Sale or Purchase of a Business

An experienced lawyer can assist you in structuring a sales agreement that maximizes your return and protects you from liability after the sale. Never sign a letter of intent prior to consulting an attorney.

Many business owners are approached by a prospective buyer who offers a “simple” letter of intent setting forward some “basic” terms. The buyer will suggest that the details will be worked out later and set forth in a formal purchase agreement. The danger is that, depending on the language in the letter of intent, the seller may have unknowingly signed a binding contract. Never sign a letter of intent without consulting an attorney.

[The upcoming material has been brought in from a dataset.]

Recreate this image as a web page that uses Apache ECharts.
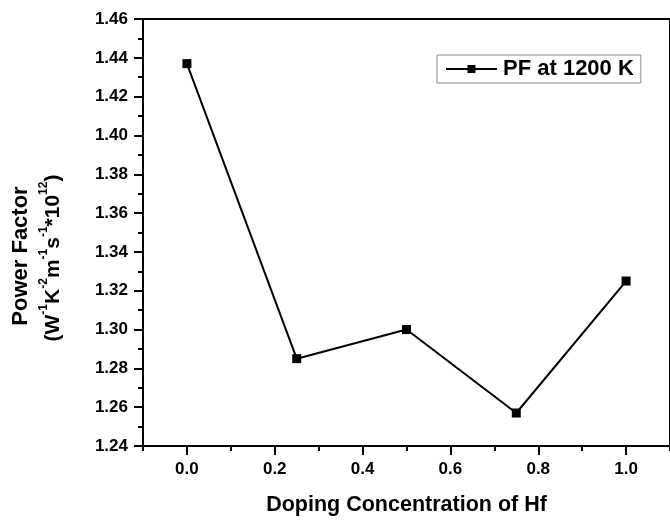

If either or both the buyer and seller utilize the services of a business broker both parties still need the services of separate attorneys. The issues that are of primary importance to a seller of a business are usually:

  • Non-Disclosure agreement to be signed by the buyer
  • Receiving the purchase price at closing
  • No future liability for the business
  • Release from existing lease
  • Compensation for future services
  • Whether or not the buyer is financially qualified to purchase the business

Issues of Importance for buyers:

  • Disclosures of financial information and tax returns
  • Non-Compete agreement to be signed by the seller
  • Purchase/leasing of business location
  • Retention of employees
  • No liability for debts incurred by the business prior to the purchase
  • Obtaining the business name, phone numbers, websites, and customer lists
  • Training by the seller

Issues that are of mutual concern:

  • Allocation of the purchase price to various assets
  • Preservation of jobs for valued employees
  • Transitioning of customer base
  • Payment of employment, personal property and income taxes
  • Assignment of leases
  • Franchise Agreement / Restrictions / First Rights of Refusal

The controlling document of a sale or purchase of a business is a detailed contract that must be carefully drafted. A lawyer cannot represent both the buyer and seller. A client should never rush into a deal before consulting legal counsel. Most transactions will be Asset Purchase Agreements for small to medium sized businesses. Some will involve the purchase of stock of an existing entity. The parties need to seek the counsel of CPAs and attorneys to determine the most advantageous way to transfer a business.

A business sale that involves financing real property or franchise agreements will require additional drafting to address issues related to the assets being transferred and contingencies of the purchase.

Any business transfer has dozens of issues including retention of employees, tax basis of assets, assignment of leases and the disclosure to employees and the public.

The general rule is that a seller who carries a portion of a purchase price will receive a higher sale price, but will also run a much higher chance of seller default and litigation.

Money spent negotiating a contract that is well thought out and covers every issue is always beneficial.